• Items from a dataset

________________

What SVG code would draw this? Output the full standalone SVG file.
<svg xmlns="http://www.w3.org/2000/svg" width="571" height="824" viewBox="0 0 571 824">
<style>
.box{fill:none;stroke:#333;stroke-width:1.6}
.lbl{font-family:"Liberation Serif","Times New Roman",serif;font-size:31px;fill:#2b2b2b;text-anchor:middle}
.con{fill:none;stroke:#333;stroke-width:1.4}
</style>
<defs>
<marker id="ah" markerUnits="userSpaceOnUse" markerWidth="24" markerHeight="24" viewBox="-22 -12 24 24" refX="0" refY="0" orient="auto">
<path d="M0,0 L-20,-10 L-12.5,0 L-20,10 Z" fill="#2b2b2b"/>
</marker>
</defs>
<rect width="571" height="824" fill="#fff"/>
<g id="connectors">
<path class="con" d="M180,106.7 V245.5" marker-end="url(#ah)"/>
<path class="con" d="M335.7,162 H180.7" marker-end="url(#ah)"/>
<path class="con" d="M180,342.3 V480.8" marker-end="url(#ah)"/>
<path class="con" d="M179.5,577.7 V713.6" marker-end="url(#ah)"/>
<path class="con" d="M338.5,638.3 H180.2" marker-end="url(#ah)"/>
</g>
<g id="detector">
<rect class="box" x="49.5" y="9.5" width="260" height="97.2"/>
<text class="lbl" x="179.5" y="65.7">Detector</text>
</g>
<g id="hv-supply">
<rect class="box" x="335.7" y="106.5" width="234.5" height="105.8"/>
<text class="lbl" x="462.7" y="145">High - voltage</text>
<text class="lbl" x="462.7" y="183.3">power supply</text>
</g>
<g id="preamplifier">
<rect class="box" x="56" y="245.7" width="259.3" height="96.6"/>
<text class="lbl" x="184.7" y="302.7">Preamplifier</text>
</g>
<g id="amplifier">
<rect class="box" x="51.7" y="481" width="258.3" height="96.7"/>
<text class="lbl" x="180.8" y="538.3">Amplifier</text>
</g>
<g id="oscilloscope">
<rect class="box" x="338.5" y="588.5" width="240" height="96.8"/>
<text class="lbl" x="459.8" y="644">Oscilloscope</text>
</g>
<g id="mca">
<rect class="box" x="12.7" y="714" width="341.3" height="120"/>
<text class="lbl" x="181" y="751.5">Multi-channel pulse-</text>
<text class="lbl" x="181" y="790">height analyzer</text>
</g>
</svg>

________________

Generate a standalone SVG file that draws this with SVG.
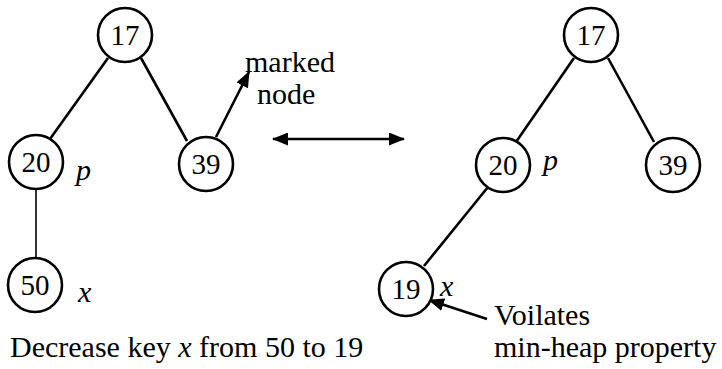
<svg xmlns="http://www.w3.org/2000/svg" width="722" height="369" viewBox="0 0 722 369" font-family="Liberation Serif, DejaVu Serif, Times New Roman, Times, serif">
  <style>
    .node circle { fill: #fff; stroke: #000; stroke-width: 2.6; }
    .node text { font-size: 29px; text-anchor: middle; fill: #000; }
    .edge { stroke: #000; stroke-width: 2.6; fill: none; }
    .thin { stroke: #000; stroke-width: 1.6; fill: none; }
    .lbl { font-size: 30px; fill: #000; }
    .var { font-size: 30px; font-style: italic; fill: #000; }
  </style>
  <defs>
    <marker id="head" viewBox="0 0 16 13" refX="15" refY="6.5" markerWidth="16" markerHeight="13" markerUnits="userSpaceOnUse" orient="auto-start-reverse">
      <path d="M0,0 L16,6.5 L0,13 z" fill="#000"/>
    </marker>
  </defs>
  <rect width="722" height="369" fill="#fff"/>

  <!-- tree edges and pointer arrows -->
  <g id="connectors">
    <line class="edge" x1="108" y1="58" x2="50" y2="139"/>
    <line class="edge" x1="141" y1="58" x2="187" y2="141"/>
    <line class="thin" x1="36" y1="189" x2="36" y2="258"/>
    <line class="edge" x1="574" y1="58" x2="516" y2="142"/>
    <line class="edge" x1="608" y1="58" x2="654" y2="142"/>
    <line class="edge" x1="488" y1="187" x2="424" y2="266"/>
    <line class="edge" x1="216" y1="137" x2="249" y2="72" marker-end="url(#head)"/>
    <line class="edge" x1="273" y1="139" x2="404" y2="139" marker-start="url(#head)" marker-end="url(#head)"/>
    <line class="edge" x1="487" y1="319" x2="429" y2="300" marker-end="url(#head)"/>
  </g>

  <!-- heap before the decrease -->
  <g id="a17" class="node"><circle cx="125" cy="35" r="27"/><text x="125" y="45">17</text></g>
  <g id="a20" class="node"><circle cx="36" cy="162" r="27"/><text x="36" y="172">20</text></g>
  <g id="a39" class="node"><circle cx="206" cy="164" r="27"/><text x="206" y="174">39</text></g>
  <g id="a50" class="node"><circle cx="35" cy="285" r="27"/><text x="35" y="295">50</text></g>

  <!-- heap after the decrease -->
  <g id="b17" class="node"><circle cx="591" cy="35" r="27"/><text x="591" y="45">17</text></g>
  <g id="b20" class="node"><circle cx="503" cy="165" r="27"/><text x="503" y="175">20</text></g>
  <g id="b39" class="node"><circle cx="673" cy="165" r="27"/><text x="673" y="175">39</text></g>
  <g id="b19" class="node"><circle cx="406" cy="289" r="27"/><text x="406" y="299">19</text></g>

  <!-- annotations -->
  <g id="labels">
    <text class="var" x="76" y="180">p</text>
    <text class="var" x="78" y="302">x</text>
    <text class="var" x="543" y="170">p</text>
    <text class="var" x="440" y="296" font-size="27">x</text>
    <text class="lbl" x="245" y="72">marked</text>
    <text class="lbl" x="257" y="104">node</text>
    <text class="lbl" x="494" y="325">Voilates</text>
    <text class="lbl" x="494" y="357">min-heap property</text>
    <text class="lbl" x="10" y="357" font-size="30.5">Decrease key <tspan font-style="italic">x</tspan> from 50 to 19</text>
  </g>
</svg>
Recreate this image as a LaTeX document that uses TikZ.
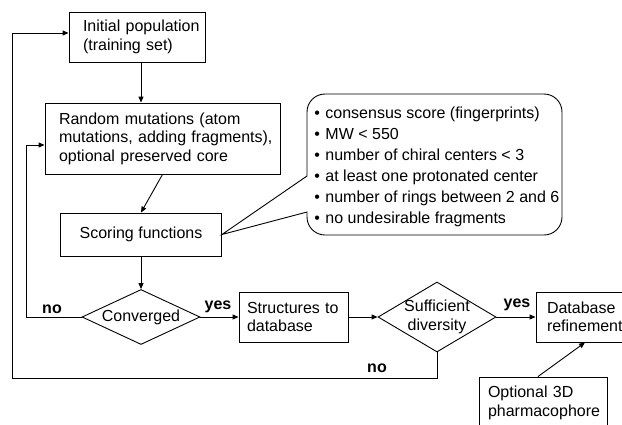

________________

• TASK TO COMPLETE
Your task is to report how many lines of the material include the string "that". Give the number and no other words.

• FINISHED EXERCISE
2